Second, their study assumes that all investments in "greening" California homes and businesses are simply dollars tossed out of the state's economy, with no positive impact on its bottom line.
Some such investments may go out of state -- for example, the builder of a new net-zero-energy house might purchase solar panels from Oregon. But others will not. When a family pays for those solar panels to be installed, or for a weatherizing company to improve their home's energy efficiency, that money goes to California salaries and supplies. Workers and suppliers then buy their own goods and services locally, and the ripple effect continues. With the California economy now experiencing more than 12% unemployment, such economic stimulation should not be ignored.Sweeney and Kahn kind of acknowledge my point about leakage, but what struck me is how this argument sounds an awful lot like the argument for government paying people to dig holes and fill them in. It gives people jobs that give them money to spend on things other people make.
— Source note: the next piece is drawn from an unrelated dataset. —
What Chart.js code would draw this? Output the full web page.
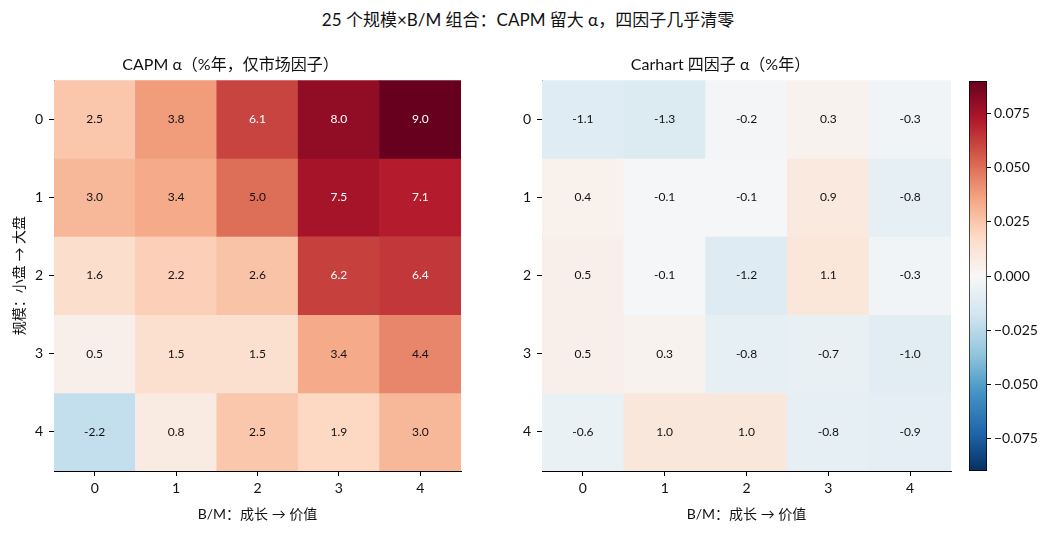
<!DOCTYPE html>
<html>
<head>
<meta charset="utf-8">
<title>25 个规模×B/M 组合</title>
<script src="https://cdn.jsdelivr.net/npm/chart.js"></script>
<style>
  body { margin: 0; background: #fff; width: 1056px; height: 533px; position: relative; overflow: hidden; }
  canvas { position: absolute; top: 0; }
  #title { position: absolute; top: 6px; left: 0; width: 1056px; text-align: center;
           font: 17px Lato, "Noto Sans CJK SC", sans-serif; color: #111; }
</style>
</head>
<body>
<div id="title">25 个规模×B/M 组合：CAPM 留大 α，四因子几乎清零</div>
<canvas id="capm" width="470" height="533" style="left:0"></canvas>
<canvas id="carhart" width="470" height="533" style="left:490px"></canvas>
<canvas id="cbar" width="106" height="533" style="left:950px"></canvas>
<script>
// B/M 分组（列）与规模分组（行）
const bmLabels = ['0', '1', '2', '3', '4'];
const sizeRows = [0, 1, 2, 3, 4];

// 年化 α（%），行 = 规模 0..4，列 = B/M 0..4
const capmAlpha = [
    [2.5, 3.8, 6.1, 8.0, 9.0],
    [3.0, 3.4, 5.0, 7.5, 7.1],
    [1.6, 2.2, 2.6, 6.2, 6.4],
    [0.5, 1.5, 1.5, 3.4, 4.4],
    [-2.2, 0.8, 2.5, 1.9, 3.0]
];
const carhartAlpha = [
    [-1.1, -1.3, -0.2, 0.3, -0.3],
    [0.4, -0.1, -0.1, 0.9, -0.8],
    [0.5, -0.1, -1.2, 1.1, -0.3],
    [0.5, 0.3, -0.8, -0.7, -1.0],
    [-0.6, 1.0, 1.0, -0.8, -0.9]
];

// 色标范围（小数）
const vmax = 0.09;
const cbarTicks = [-0.075, -0.05, -0.025, 0, 0.025, 0.05, 0.075];

const FONT = 'Lato, "Noto Sans CJK SC", sans-serif';
const RDBU = ['#053061', '#2166ac', '#4393c3', '#92c5de', '#d1e5f0', '#f7f7f7',
              '#fddbc7', '#f4a582', '#d6604d', '#b2182b', '#67001f'];

function hex(h) {
    return [1, 3, 5].map(i => parseInt(h.slice(i, i + 2), 16));
}
function cmap(v) {
    let t = (v + vmax) / (2 * vmax);
    t = Math.max(0, Math.min(1, t));
    const p = t * 10;
    const i = Math.min(Math.floor(p), 9);
    const f = p - i;
    const a = hex(RDBU[i]), b = hex(RDBU[i + 1]);
    const c = a.map((x, k) => Math.round(x + (b[k] - x) * f));
    return 'rgb(' + c.join(',') + ')';
}

const cellLabels = {
    id: 'cellLabels',
    afterDatasetsDraw(chart) {
        const grid = chart.options.plugins.cellLabels.grid;
        const {ctx, scales: {x, y}} = chart;
        ctx.save();
        ctx.font = '12px ' + FONT;
        ctx.textAlign = 'center';
        ctx.textBaseline = 'middle';
        grid.forEach((row, r) => {
            row.forEach((v, c) => {
                ctx.fillStyle = Math.abs(v) / 9 > 0.6 ? '#fff' : '#111';
                ctx.fillText(v.toFixed(1), x.getPixelForValue(c), y.getPixelForValue(sizeRows[r]));
            });
        });
        ctx.restore();
    }
};

function heatmap(id, grid, title, yTitle, leftPad) {
    const datasets = grid.map((row, r) => ({
        data: row.map(() => [sizeRows[r] - 0.5, sizeRows[r] + 0.5]),
        backgroundColor: row.map(v => cmap(v / 100)),
        borderWidth: 0,
        borderSkipped: false,
        grouped: false,
        barPercentage: 1,
        categoryPercentage: 1
    }));
    return new Chart(document.getElementById(id), {
        type: 'bar',
        data: { labels: bmLabels, datasets: datasets },
        options: {
            responsive: false,
            animation: false,
            layout: { padding: { left: 0, right: 9, top: 0, bottom: 0 } },
            plugins: {
                legend: { display: false },
                tooltip: { enabled: false },
                title: {
                    display: true, text: title, color: '#111',
                    font: { family: FONT, size: 16, weight: 'normal' },
                    padding: { top: 55, bottom: 6 }
                },
                cellLabels: { grid: grid }
            },
            scales: {
                x: {
                    type: 'category',
                    offset: true,
                    grid: { offset: false, drawOnChartArea: false, drawTicks: true, tickLength: 5, color: '#000' },
                    border: { display: true, color: '#000', width: 1 },
                    ticks: { color: '#111', padding: 4, font: { family: FONT, size: 14 } },
                    title: {
                        display: true, text: 'B/M：成长 → 价值', color: '#111',
                        font: { family: FONT, size: 14 }, padding: { top: 0, bottom: 10 }
                    },
                    afterFit: s => { s.height = 62; }
                },
                y: {
                    type: 'linear',
                    min: -0.5, max: 4.5,
                    reverse: true,
                    grid: { drawOnChartArea: false, drawTicks: true, tickLength: 5, color: '#000' },
                    border: { display: true, color: '#000', width: 1 },
                    ticks: { color: '#111', padding: 6, font: { family: FONT, size: 14 } },
                    afterBuildTicks: s => { s.ticks = sizeRows.map(v => ({ value: v })); },
                    title: {
                        display: !!yTitle, text: yTitle, color: '#111',
                        font: { family: FONT, size: 14 }, padding: { top: 11, bottom: 0 }
                    },
                    afterFit: s => { s.width = leftPad; }
                }
            }
        },
        plugins: [cellLabels]
    });
}

heatmap('capm', capmAlpha, 'CAPM α（%年，仅市场因子）', '规模：小盘 → 大盘', 54);
heatmap('carhart', carhartAlpha, 'Carhart 四因子 α（%年）', '', 52);

// 色标
new Chart(document.getElementById('cbar'), {
    type: 'bar',
    data: {
        labels: [''],
        datasets: [{
            data: [[-vmax, vmax]],
            backgroundColor: ctx => {
                const area = ctx.chart.chartArea;
                if (!area) return '#f7f7f7';
                const g = ctx.chart.ctx.createLinearGradient(0, area.bottom, 0, area.top);
                RDBU.forEach((c, i) => g.addColorStop(i / 10, c));
                return g;
            },
            borderColor: '#000',
            borderWidth: 1,
            borderSkipped: false,
            barPercentage: 1,
            categoryPercentage: 1
        }]
    },
    options: {
        responsive: false,
        animation: false,
        layout: { padding: { left: 19, right: 0, top: 81, bottom: 62 } },
        plugins: { legend: { display: false }, tooltip: { enabled: false } },
        scales: {
            x: { display: false },
            y: {
                position: 'right',
                min: -vmax, max: vmax,
                grid: { drawOnChartArea: false, drawTicks: true, tickLength: 4, color: '#000' },
                border: { display: false },
                ticks: {
                    color: '#111', padding: 3, font: { family: FONT, size: 14 },
                    callback: v => (v < 0 ? '−' : '') + Math.abs(v).toFixed(3)
                },
                afterBuildTicks: s => { s.ticks = cbarTicks.map(v => ({ value: v })); },
                afterFit: s => { s.width = 69; }
            }
        }
    }
});
</script>
</body>
</html>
To the extent this recruits new money into the economy (e.g. from the green investors Kahn notes are standing on the sidelines pending resolution of GHG regulation uncertainty), then it has a short-term stimulus effect, but it only has a real benefit if the investment is in something worthwhile. Now, I don't intend to suggest installing solar panels is as worthless as digging holes only to fill them in again. Its not if you assume, as I do, that cleaner energy is a good thing. But the fact that jobs are created does not in and of itself guarantee real benefits accrue. If leakage means there are no GHG emissions reductions from all of this new investment, then the difference between building windmills and digging holes is not so great.
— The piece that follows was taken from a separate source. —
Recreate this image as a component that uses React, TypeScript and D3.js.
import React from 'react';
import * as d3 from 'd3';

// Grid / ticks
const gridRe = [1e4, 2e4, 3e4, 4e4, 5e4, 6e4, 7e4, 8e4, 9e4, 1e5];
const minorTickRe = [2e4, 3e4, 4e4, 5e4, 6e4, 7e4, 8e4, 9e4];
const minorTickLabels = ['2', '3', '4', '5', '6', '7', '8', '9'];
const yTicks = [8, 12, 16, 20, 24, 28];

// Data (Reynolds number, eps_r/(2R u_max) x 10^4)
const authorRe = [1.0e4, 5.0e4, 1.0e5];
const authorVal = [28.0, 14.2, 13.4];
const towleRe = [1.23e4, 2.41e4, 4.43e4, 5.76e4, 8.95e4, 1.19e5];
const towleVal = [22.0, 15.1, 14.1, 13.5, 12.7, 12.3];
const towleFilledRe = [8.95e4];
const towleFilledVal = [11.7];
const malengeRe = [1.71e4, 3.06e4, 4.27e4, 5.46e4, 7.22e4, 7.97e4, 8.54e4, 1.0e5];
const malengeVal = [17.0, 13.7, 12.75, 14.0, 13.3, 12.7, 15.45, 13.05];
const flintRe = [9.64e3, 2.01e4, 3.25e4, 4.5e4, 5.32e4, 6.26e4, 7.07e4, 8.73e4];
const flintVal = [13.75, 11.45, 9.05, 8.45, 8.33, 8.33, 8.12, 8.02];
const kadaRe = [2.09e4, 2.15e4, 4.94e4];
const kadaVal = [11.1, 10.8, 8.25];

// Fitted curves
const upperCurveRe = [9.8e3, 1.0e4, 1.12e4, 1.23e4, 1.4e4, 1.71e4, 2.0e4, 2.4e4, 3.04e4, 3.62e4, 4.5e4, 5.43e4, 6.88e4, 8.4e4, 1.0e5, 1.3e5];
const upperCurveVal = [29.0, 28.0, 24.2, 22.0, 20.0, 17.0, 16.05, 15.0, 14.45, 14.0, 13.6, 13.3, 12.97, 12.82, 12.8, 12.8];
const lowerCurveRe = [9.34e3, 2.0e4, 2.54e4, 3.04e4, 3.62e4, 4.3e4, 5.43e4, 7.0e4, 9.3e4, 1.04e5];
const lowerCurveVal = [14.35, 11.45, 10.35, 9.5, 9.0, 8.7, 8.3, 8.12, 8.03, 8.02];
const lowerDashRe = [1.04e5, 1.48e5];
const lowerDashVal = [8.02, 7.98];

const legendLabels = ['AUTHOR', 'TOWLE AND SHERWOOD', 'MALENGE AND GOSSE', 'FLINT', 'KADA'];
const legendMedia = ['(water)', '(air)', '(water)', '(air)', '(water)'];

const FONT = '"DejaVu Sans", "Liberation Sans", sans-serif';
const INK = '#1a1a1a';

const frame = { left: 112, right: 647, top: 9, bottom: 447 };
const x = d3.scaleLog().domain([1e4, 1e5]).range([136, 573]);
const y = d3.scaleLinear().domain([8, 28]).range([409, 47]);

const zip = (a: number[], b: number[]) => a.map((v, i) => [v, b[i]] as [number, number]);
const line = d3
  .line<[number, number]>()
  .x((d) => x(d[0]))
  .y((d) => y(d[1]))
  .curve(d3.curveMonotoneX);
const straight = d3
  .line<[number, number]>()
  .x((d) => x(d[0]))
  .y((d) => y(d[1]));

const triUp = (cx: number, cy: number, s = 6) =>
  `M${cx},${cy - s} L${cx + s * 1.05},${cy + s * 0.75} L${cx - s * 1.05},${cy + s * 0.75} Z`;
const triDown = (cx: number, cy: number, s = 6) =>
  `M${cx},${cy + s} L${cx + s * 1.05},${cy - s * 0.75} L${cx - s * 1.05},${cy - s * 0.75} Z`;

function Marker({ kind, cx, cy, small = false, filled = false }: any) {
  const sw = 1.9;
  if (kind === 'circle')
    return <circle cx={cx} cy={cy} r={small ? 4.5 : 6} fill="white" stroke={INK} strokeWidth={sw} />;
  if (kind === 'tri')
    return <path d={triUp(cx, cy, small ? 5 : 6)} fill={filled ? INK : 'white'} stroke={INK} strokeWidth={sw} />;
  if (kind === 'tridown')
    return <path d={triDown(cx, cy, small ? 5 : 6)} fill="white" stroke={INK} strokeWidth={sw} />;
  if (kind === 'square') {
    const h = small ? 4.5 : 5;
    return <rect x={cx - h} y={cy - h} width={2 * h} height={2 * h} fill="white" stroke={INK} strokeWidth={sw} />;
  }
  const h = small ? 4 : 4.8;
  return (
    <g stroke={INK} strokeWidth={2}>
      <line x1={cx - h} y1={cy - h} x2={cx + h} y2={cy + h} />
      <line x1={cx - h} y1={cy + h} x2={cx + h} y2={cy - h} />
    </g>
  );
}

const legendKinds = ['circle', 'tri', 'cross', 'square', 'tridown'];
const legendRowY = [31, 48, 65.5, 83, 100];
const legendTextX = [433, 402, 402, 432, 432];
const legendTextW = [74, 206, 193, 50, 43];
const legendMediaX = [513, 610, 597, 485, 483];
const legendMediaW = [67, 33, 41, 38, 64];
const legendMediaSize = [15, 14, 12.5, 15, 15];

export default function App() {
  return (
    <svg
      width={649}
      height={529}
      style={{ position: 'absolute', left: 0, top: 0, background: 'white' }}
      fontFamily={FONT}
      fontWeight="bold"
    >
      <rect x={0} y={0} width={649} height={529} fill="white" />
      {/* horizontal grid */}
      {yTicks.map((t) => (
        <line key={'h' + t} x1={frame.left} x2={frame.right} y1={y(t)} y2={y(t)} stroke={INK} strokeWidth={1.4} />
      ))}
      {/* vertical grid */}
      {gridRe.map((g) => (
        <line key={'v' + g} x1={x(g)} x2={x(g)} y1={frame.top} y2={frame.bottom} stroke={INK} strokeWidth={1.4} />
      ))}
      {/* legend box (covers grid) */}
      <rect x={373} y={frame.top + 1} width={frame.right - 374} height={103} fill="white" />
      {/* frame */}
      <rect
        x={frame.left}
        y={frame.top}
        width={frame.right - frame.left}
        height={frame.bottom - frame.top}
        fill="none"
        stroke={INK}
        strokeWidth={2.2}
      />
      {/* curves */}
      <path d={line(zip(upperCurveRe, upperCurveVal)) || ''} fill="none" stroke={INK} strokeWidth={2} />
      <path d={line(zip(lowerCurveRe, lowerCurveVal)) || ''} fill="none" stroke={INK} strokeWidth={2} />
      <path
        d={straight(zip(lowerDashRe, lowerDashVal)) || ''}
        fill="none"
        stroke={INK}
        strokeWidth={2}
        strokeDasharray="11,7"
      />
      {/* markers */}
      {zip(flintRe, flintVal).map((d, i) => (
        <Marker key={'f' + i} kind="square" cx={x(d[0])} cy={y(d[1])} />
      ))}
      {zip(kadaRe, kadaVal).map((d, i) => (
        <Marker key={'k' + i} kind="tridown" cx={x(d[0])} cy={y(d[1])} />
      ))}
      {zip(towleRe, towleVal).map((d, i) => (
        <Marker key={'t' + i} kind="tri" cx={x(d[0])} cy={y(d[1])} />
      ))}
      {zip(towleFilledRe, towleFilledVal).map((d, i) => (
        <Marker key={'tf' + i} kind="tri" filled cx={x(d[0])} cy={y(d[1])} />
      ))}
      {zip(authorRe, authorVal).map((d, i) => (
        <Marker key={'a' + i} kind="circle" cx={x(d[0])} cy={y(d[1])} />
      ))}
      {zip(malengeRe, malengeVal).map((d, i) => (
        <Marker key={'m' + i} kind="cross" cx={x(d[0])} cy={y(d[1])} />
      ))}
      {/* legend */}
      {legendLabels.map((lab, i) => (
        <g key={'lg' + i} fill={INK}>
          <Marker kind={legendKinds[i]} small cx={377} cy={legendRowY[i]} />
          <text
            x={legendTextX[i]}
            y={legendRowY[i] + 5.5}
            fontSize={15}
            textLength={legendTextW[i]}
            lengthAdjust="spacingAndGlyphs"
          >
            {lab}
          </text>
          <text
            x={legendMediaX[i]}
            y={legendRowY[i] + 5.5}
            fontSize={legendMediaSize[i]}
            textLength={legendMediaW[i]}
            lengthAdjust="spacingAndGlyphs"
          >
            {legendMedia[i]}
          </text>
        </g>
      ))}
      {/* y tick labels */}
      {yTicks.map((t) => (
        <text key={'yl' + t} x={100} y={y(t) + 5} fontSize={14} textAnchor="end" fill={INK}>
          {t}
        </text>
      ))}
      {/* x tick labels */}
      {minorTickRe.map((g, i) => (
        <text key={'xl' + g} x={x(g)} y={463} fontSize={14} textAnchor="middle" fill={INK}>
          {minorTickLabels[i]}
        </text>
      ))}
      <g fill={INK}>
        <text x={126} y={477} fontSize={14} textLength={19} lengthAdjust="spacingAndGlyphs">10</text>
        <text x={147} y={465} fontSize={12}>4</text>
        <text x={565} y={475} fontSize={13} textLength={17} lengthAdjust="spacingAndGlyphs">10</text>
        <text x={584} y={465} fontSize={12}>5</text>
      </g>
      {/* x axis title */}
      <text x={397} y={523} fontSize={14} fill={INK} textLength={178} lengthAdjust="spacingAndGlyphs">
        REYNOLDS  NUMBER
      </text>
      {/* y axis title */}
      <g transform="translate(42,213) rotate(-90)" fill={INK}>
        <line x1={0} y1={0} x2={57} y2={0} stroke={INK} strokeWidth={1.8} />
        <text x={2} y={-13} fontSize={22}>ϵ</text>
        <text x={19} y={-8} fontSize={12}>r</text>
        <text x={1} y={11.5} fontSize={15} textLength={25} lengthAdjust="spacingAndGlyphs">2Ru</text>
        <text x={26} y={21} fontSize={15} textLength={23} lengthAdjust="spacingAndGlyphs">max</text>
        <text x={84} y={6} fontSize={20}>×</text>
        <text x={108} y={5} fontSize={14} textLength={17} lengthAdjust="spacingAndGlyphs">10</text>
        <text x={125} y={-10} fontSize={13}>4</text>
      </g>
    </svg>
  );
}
It seems to me that, while climate change policies are probably a good thing because man-made global warming is probably happening (Even if you doubt anthropogenic climate change, so long as you place a non-trivial probability on it occuring, then some investment in mitigation is worthwhile.), Californians are getting stuck holding the bag in a big way with AB32. We may not reduce GHGs, but we''ll pay for it in energy prices and jobs. This, of course, is why an international consensus on climate change is so difficult to create. The argument among proponents of AB32 is that California, by taking the lead, can induce others to follow. To some extent, this has been our track-record. But by imposing green regulations on our economy, we give other states (and countries) a comparative advantage in the brown economy. In essence, our leadership on climate policies reduces their incentives to adopt GHG emissions policies. The Chinese, no doubt, are chearing as leaders in California, the U.S., Europe take the lead in this arena. Its a gift to their industries.
GHG emissions are correlated with emissions of pollutants, like particulate matter and sulfur dioxide that are harmful to human and environmental health. To the extent AB32 reduces emissions of these pollutants, Californians will benefit. These benefits accrue to the GHG emission reducer neighbors, not the entire world.